# start of Collected data
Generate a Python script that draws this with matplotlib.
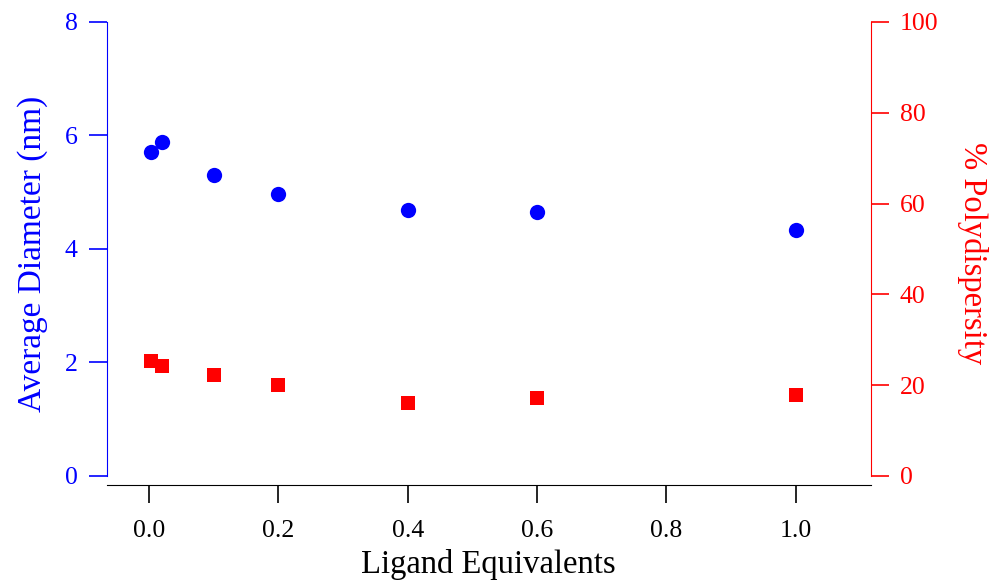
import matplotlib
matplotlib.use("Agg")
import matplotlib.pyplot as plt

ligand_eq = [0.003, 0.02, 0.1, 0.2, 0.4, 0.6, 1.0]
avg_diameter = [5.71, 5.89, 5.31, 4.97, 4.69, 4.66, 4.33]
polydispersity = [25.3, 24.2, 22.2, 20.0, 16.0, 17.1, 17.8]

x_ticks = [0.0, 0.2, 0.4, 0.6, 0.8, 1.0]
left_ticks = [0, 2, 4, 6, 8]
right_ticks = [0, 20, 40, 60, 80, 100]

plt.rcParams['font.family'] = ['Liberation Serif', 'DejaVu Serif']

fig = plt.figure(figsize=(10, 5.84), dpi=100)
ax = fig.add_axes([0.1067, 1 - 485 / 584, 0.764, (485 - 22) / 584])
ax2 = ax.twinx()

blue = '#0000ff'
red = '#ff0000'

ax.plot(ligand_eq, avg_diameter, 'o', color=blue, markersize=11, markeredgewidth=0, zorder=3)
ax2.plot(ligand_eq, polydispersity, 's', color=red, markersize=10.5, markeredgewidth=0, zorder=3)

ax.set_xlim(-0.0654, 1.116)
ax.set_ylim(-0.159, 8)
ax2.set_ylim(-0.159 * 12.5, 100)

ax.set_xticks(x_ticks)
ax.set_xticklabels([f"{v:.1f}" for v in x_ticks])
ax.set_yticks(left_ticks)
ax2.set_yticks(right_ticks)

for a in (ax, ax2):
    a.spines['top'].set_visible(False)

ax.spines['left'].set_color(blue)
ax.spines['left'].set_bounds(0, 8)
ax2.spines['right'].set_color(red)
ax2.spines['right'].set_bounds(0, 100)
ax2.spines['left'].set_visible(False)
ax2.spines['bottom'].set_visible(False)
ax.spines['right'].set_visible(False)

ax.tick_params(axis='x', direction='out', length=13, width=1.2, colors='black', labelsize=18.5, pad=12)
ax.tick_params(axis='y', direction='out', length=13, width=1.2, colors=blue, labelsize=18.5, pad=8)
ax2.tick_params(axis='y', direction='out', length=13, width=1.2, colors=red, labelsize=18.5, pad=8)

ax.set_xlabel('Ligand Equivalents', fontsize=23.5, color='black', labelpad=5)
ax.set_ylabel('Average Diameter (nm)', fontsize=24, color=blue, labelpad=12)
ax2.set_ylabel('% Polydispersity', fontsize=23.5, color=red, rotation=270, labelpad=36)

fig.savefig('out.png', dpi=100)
# end of Collected data
* _Problem_
Which lines of the data above contain "matplotlib"? Copy each one.

* _Output for this exercise_
Generate a Python script that draws this with matplotlib.
import matplotlib
matplotlib.use("Agg")
import matplotlib.pyplot as plt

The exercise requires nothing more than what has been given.